The format of the landscape in the post Asoka pre-Kushan period was more or less the same as during Asokan times. It may be held that the Dharmarajika stupa, Asokan pillars and the apsidal monastery were more or less in their original form in this period also. But, the constructional activities might have changed the appearance of Mulagandhakuti Vihara, by replacing the wooden railing of the earlier times with carved times with carved railing of stone, around 2nd/1st century BCE. Whether some other structures of the premises also were transcribed from wood to stone, or were freshly built, is difficult to ascertain.
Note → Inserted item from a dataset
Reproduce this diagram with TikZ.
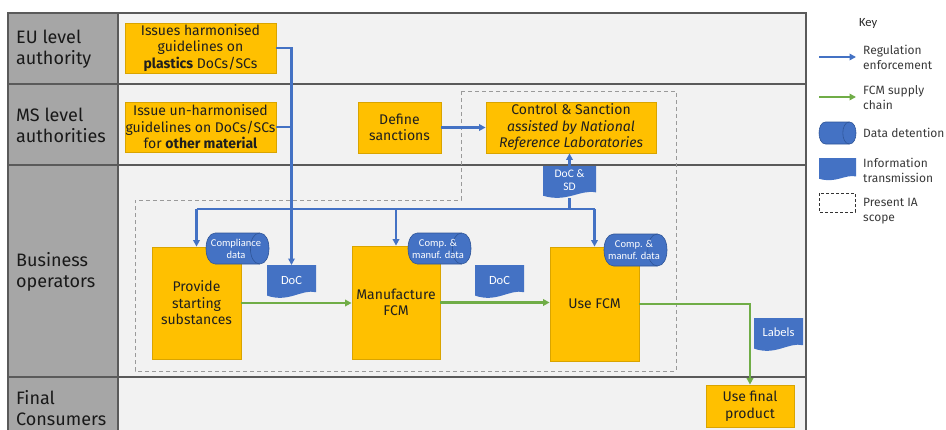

Similarly, though plausible, it is difficult to demonstrate whether some parts of Mulagandhakuti Vihara were renovated by durable medium at the time of emperor Asoka also.
Mulagandhakuti Vihara is mostly addressed as the ‘main shrine’ in the excavation reports and the early publications on Sarnath. As has been mentioned earlier, this was the sacred area where the Lord stayed. The initial constructions (of Buddha to the pre-Asokan times) in this part appear to be of wood. The enclosure and the structures were transcribed in stone and masonry during successively periods. Mulagandhakuti Vihara perhaps acquired the status of a temple, the Shrine, during Gupta period. This is suggestive from the history of origin and development of structural temples of north India.
Mulagandhakuti Vihara, which was renovated and reconstructed a number of times, appears to have been built as a temple for the first time during the Gupta period when architecture of a structure enshrining a deity was crystallised2.
The main shrine complex is a 18' high brick masonry, surrounded by a concrete floor which extends 40' in all the directions. Facing east, the plan of the shrine resembles the Christian cross. The central chamber, or the garbhagriha, which was square in plan (60' x 60'), was attached with projecting chapels at south, west and north and a portico to the east. These chapels enshrined Buddha images, traces of which were recorded in the southern chapel. The exterior of the structure was marked by projection as may be viewed in the exposed parts. The temple had thick walls suggesting an imposing superstructure3. Xuangang records that the ‘Chief fane (Mulaghandhakuti)’ was about 200 feet high and surmounted by a golden amra fruit. This description does suggest the existence of a lofty shikhar of this shrine during the 6th century C.E. That the shrine had a tower from the beginning, though difficult to demonstrate, is possible because it is evident from the other existing examples that the temples of 5th century C.E. were adorned by developed shikhar in this part of the country4, as is testified by the Gupta temple of Bhitargaon. The original construction of the main shrine of Sarnath had undergone many changes, and it is difficult to mark the successive phases of this building. For instance, a brick wall was constructed in the main chamber at a later date, which reduced the size of the inner chamber considerably (25'6" on each side). Similarly, the use of earlier architectural members in haphazard manner to the later masonry further shrouds the original composition of this monument. But, the concrete floor surrounding this structure may be accepted as the horizon which demarcates the early Gupta from the later and Post-Gupta phases. It was noted earlier that below this concrete cover was found buried ruins of early Gupta and remains of Pre-Gupta times. The original construction of the main shrine, Mulagandhakuti, at Sarnath took place during the reign of Skandhagupta, but, the broken icons were also caused to be repaired during his time.
1.Archaeological Survey of India Annual Report 1906-07:97-98&78.
2.Saraswati, S.K. 1954. ‘Art: Architecture’. Ch.XIX. The History and culture of Indian People: Vol.III: The Classical Age. (Reprinted 1970). Bhartiya Vidya Bhawan, Bombay: 1-32.
3. Majumdar, B. 1947. A Guide to Sarnath. (2nd Revised Edition). The Manager, Government of India Press, Delhi, 29.
4.Jayaswal, V. 2001. Royal Temples of Gupta Period: Excavation at Bhitari. Aryan Books International, New Delhi.